■ BRIEF:
How many of the lines below include "this"? Give the number and no other words.

■ EXTRACTED DATA:
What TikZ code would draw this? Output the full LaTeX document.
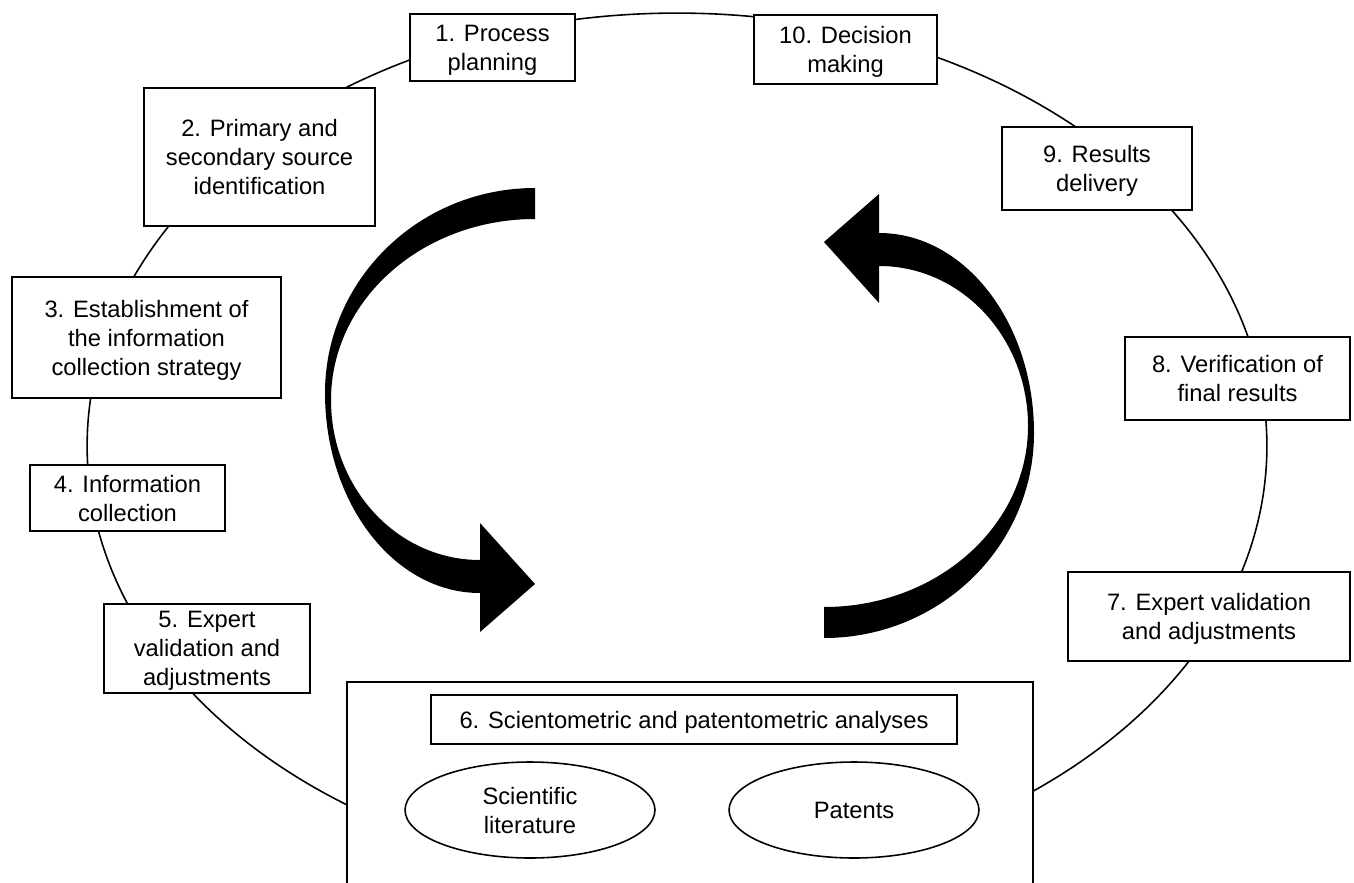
\documentclass[tikz,border=0pt]{standalone}
\usepackage{fontspec}
\setmainfont{Liberation Sans}
\usetikzlibrary{shapes.geometric}

\tikzset{
  stage/.style={draw, line width=1.1pt, fill=white, align=center, inner sep=0pt,
    text depth=0pt, font=\fontsize{13.5}{16.5}\selectfont},
  source/.style={stage, ellipse, line width=0.9pt},
}

\begin{document}
\begin{tikzpicture}[x=0.02cm, y=-0.02cm]
	\useasboundingbox (0,0) rectangle (1354,882);
	\clip (0,0) rectangle (1354,882);
	% the cycle behind the stages
	\draw [line width=0.9pt] (677,446) ellipse [x radius=11.8cm, y radius=8.66cm];
	% two curved arrows, the second one turned half round
	\foreach \a in {0,180}
	\fill [rotate around={\a:(679.5,413)}]
		(535,188) .. controls (419,188) and (325,280) .. (325,393)
		.. controls (325,503) and (394,593) .. (480,593)
		-- (480,632) -- (535,584) -- (480,523) -- (480,560)
		.. controls (397,560) and (331,488) .. (331,400)
		.. controls (331,300) and (422,219) .. (535,219) -- cycle;
	% stages
	\node [stage, minimum width=3.30cm, minimum height=1.34cm] (s1) at (492.5,47.5) {1. Process\\planning};
	\node [stage, minimum width=4.62cm, minimum height=2.76cm] (s2) at (259.5,157) {2. Primary and\\secondary source\\identification};
	\node [stage, minimum width=5.38cm, minimum height=2.42cm] (s3) at (146.5,337.5) {3. Establishment of\\the information\\collection strategy};
	\node [stage, minimum width=3.90cm, minimum height=1.32cm] (s4) at (127.5,498) {4. Information\\collection};
	\node [stage, minimum width=4.12cm, minimum height=1.78cm] (s5) at (207,648.5) {5. Expert\\validation and\\adjustments};
	\node [stage, line width=0.9pt, minimum width=13.72cm, minimum height=4.36cm] (analysis) at (690,791) {};
	\node [stage, line width=0.9pt, minimum width=10.52cm, minimum height=0.98cm] (s6) at (694,719.5) {6. Scientometric and patentometric analyses};
	\node [source, minimum width=5cm, minimum height=1.92cm] (lit) at (530,810) {Scientific\\literature};
	\node [source, minimum width=5cm, minimum height=1.92cm] (pat) at (854,810) {Patents};
	\node [stage, minimum width=5.64cm, minimum height=1.78cm] (s7) at (1209,616.5) {7. Expert validation\\and adjustments};
	\node [stage, minimum width=4.50cm, minimum height=1.66cm] (s8) at (1237.5,378.5) {8. Verification of\\final results};
	\node [stage, minimum width=3.80cm, minimum height=1.66cm] (s9) at (1097,168.5) {9. Results\\delivery};
	\node [stage, minimum width=3.66cm, minimum height=1.38cm] (s10) at (845.5,49.5) {10. Decision\\making};
\end{tikzpicture}
\end{document}
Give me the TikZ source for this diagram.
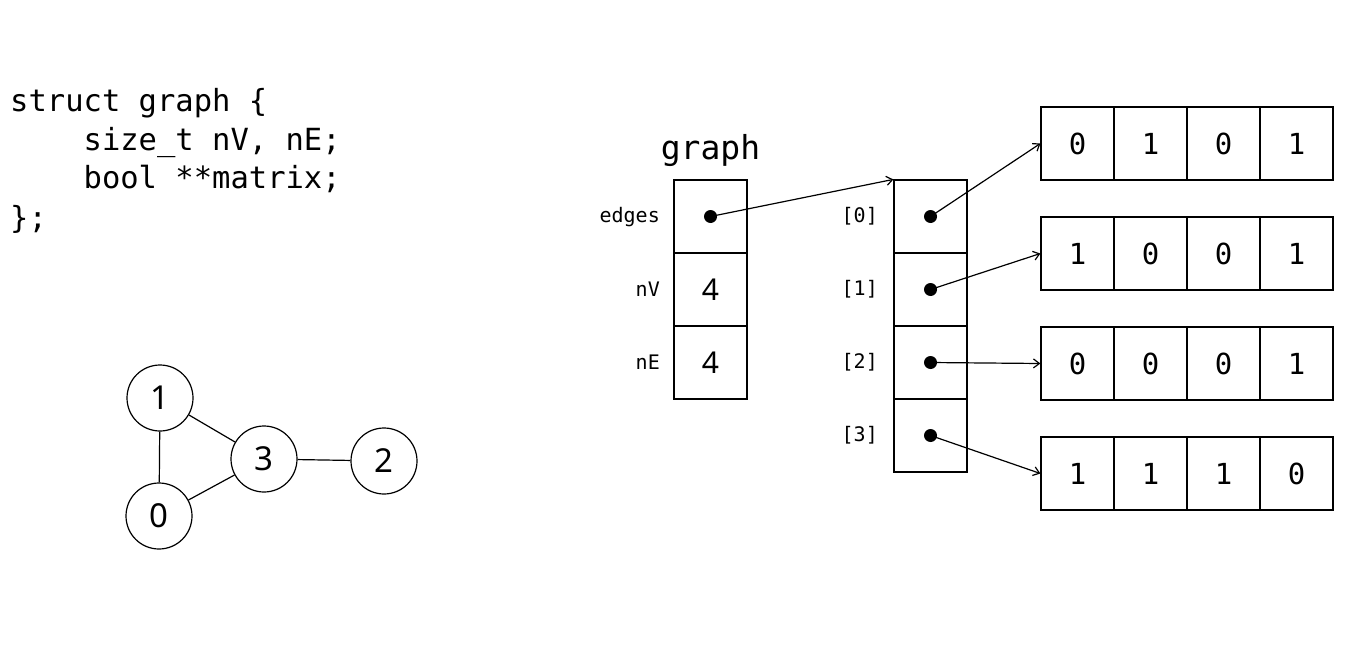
\documentclass[tikz,border=0pt]{standalone}
\usepackage{fontspec}
\usetikzlibrary{arrows.meta}
\setmonofont{DejaVu Sans Mono}
\setsansfont{Noto Sans}
\begin{document}
\begin{tikzpicture}[x=1pt,y=-1pt,
  code/.style={anchor=base west,inner sep=0pt,font=\ttfamily\fontsize{30.5}{34}\selectfont},
  lab/.style={anchor=base east,inner sep=0pt,font=\ttfamily\fontsize{20}{22}\selectfont},
  cell/.style={draw,line width=1.2pt,minimum size=73pt,inner sep=0pt,font=\sffamily\fontsize{30}{32}\selectfont},
  mcell/.style={draw,line width=1.2pt,minimum size=73pt,inner sep=0pt,font=\ttfamily\fontsize{29}{32}\selectfont},
  vert/.style={draw,circle,line width=1.2pt,minimum size=66pt,inner sep=0pt,font=\sffamily\fontsize{33}{36}\selectfont},
  ptr/.style={-{Straight Barb[length=6pt,width=9pt]},line width=1.2pt},
  edge/.style={line width=1.2pt},
  dot/.style={circle,fill=black,minimum size=13pt,inner sep=0pt}]
\useasboundingbox (0,0) rectangle (1354,658);
% code
\node[code] (c1) at (10,112) {struct graph \{};
\node[code] (c2) at (10,150) {\ \ \ \ size\_t nV, nE;};
\node[code] (c3) at (10,188) {\ \ \ \ bool **matrix;};
\node[code] (c4) at (10,228) {\};};
% struct
\node[anchor=base,inner sep=0pt,font=\ttfamily\fontsize{33}{36}\selectfont] (gt) at (710.5,159) {graph};
\node[cell] (s1) at (710.5,216.5) {};
\node[cell] (s2) at (710.5,289.5) {4};
\node[cell] (s3) at (710.5,362.5) {4};
\node[lab] (l1) at (660,222) {edges};
\node[lab] (l2) at (660,296) {nV};
\node[lab] (l3) at (660,369) {nE};
% array
\foreach \i/\y in {0/216.5,1/289.5,2/362.5,3/435.5}{
  \node[cell] (a\i) at (930.5,\y) {};
  \node[lab] (al\i) at (878,\y+6) {[\i]};
  \node[dot] (d\i) at (a\i.center) {};
}
\node[dot] (ds) at (s1.center) {};
% matrix
\foreach \r/\y/\vals in {0/143.5/{0,1,0,1},1/253.5/{1,0,0,1},2/363.5/{0,0,0,1},3/473.5/{1,1,1,0}}{
  \foreach \v [count=\c from 0] in \vals {
    \node[mcell] (m\r\c) at (1077.5+73*\c,\y) {\v};
  }
}
% pointers
\draw[ptr] (ds.center) -- (a0.north west);
\foreach \i in {0,1,2,3}{
  \draw[ptr] (d\i.center) -- (m\i0.west);
}
% graph
\node[vert] (v1) at (160,398) {1};
\node[vert] (v0) at (159,516) {0};
\node[vert] (v3) at (264,459) {3};
\node[vert] (v2) at (384,461) {2};
\draw[edge] (v1) -- (v0);
\draw[edge] (v1) -- (v3);
\draw[edge] (v0) -- (v3);
\draw[edge] (v3) -- (v2);
\end{tikzpicture}
\end{document}
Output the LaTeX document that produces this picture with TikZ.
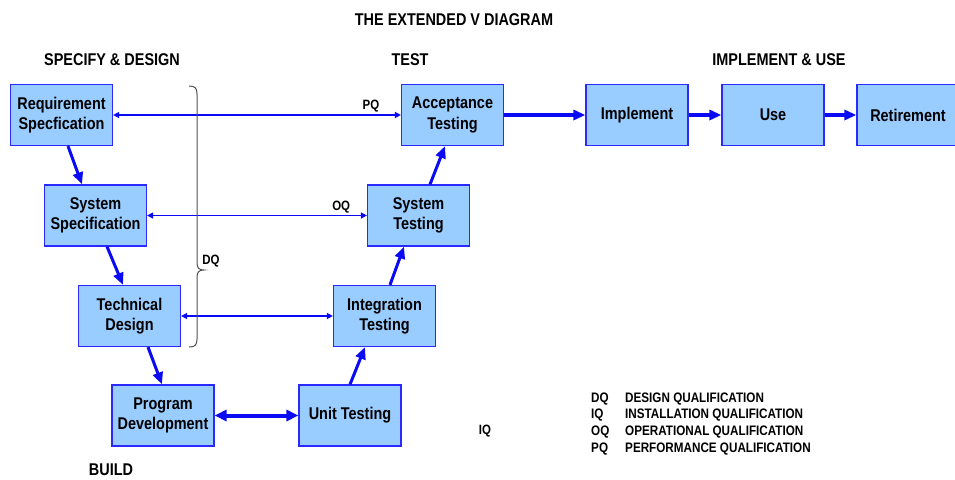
\documentclass[tikz,border=0pt]{standalone}
\usepackage{fontspec}
\setmainfont{Liberation Sans}[FakeStretch=0.85]
\usetikzlibrary{arrows.meta,calc}

\definecolor{boxfill}{HTML}{99CCFF}
\definecolor{boxedge}{HTML}{2A2AFF}
\definecolor{flowblue}{HTML}{0A0AF5}
\definecolor{bracegray}{HTML}{505050}

\tikzset{
  stage/.style={draw=boxedge, fill=boxfill, line width=1.2pt,
    minimum width=102pt, minimum height=61pt, inner sep=0pt, align=center,
    font=\fontsize{17}{20.5}\selectfont\bfseries},
  flow/.style={draw=flowblue, line width=3pt, -{Triangle[length=12pt,width=10pt]}},
  bigflow/.style={draw=flowblue, line width=4pt,
    {Triangle[length=12pt,width=11pt]}-{Triangle[length=12pt,width=11pt]}},
  qlink/.style={draw=flowblue, line width=1.4pt,
    {Triangle[length=6pt,width=6pt]}-{Triangle[length=6pt,width=6pt]}},
  heading/.style={font=\fontsize{17}{19}\selectfont\bfseries, inner sep=0pt},
  qlabel/.style={font=\fontsize{13.5}{15}\selectfont\bfseries, inner sep=2pt},
  legend/.style={font=\fontsize{13.75}{15}\selectfont\bfseries, inner sep=0pt, anchor=base west},
}

\begin{document}
\begin{tikzpicture}[x=1pt, y=-1pt]
  \useasboundingbox (0,0) rectangle (955,479);

  % headings
  \node[heading] (title) at (454,20) {THE EXTENDED V DIAGRAM};
  \node[heading] (hspec) at (112,60) {SPECIFY \& DESIGN};
  \node[heading] (htest) at (410,60) {TEST};
  \node[heading] (himpl) at (779,60) {IMPLEMENT \& USE};
  \node[heading] (hbuild) at (111,470) {BUILD};

  % left leg of the V
  \node[stage] (req)  at (61.5,115)  {Requirement\\Specfication};
  \node[stage] (sys)  at (95.5,215.5) {System\\Specification};
  \node[stage] (tech) at (129.5,316)  {Technical\\Design};
  \node[stage] (prog) at (163,415.5)  {Program\\Development};

  % right leg of the V
  \node[stage] (unit)    at (350,415.5)   {Unit Testing};
  \node[stage] (integ)   at (384.5,316)   {Integration\\Testing};
  \node[stage] (systest) at (418.5,215.5) {System\\Testing};
  \node[stage] (acc)     at (452.5,115)   {Acceptance\\Testing};

  % extension
  \node[stage] (impl) at (637,115) {Implement};
  \node[stage] (use)  at (773,115) {Use};
  \node[stage] (ret)  at (908,115) {Retirement};

  % descending flow
  \draw[flow] ($(req.south)+(6.5,0)$)   -- ($(sys.north)+(-13.5,0)$);
  \draw[flow] ($(sys.south)+(11.5,0)$)  -- ($(tech.north)+(-6.5,0)$);
  \draw[flow] ($(tech.south)+(18.5,0)$) -- ($(prog.north)+(-1,0)$);

  % bottom of the V
  \draw[bigflow] (prog.east) -- (unit.west);

  % ascending flow
  \draw[flow] (unit.north) -- ($(integ.south)+(-19.5,0)$);
  \draw[flow] ($(integ.north)+(5.5,0)$)   -- ($(systest.south)+(-14.5,0)$);
  \draw[flow] ($(systest.north)+(11.5,0)$) -- ($(acc.south)+(-7.5,0)$);

  % implement and use
  \draw[flow, line width=4pt] (acc.east) -- (impl.west);
  \draw[flow, line width=4pt] (impl.east) -- (use.west);
  \draw[flow, line width=4pt] (use.east) -- (ret.west);

  % qualification links
  \draw[qlink] (req.east) -- node[qlabel, pos=0.896, above] {PQ} (acc.west);
  \draw[qlink] (sys.east) -- node[qlabel, pos=0.883, above] {OQ} (systest.west);
  \draw[qlink] (tech.east) -- (integ.west);

  % design qualification brace
  \draw[bracegray, line width=1pt]
    (189,86) .. controls (195,86) and (197,88) .. (197,94) -- (197,263)
    .. controls (197,268) and (199,270) .. (204,270)
    .. controls (199,270) and (197,272) .. (197,277) -- (197,339)
    .. controls (197,345) and (195,347) .. (189,347);
  \node[qlabel, inner sep=0pt] (dq) at (211,261) {DQ};

  \node[qlabel, inner sep=0pt] (iq) at (485,431) {IQ};

  % legend
  \node[legend] (l1a) at (591,402)   {DQ};
  \node[legend] (l1b) at (625,402)   {DESIGN QUALIFICATION};
  \node[legend] (l2a) at (591,418.5) {IQ};
  \node[legend] (l2b) at (625,418.5) {INSTALLATION QUALIFICATION};
  \node[legend] (l3a) at (591,435)   {OQ};
  \node[legend] (l3b) at (625,435)   {OPERATIONAL QUALIFICATION};
  \node[legend] (l4a) at (591,452)   {PQ};
  \node[legend] (l4b) at (625,452)   {PERFORMANCE QUALIFICATION};
\end{tikzpicture}
\end{document}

■ EXPECTED ANSWER:
3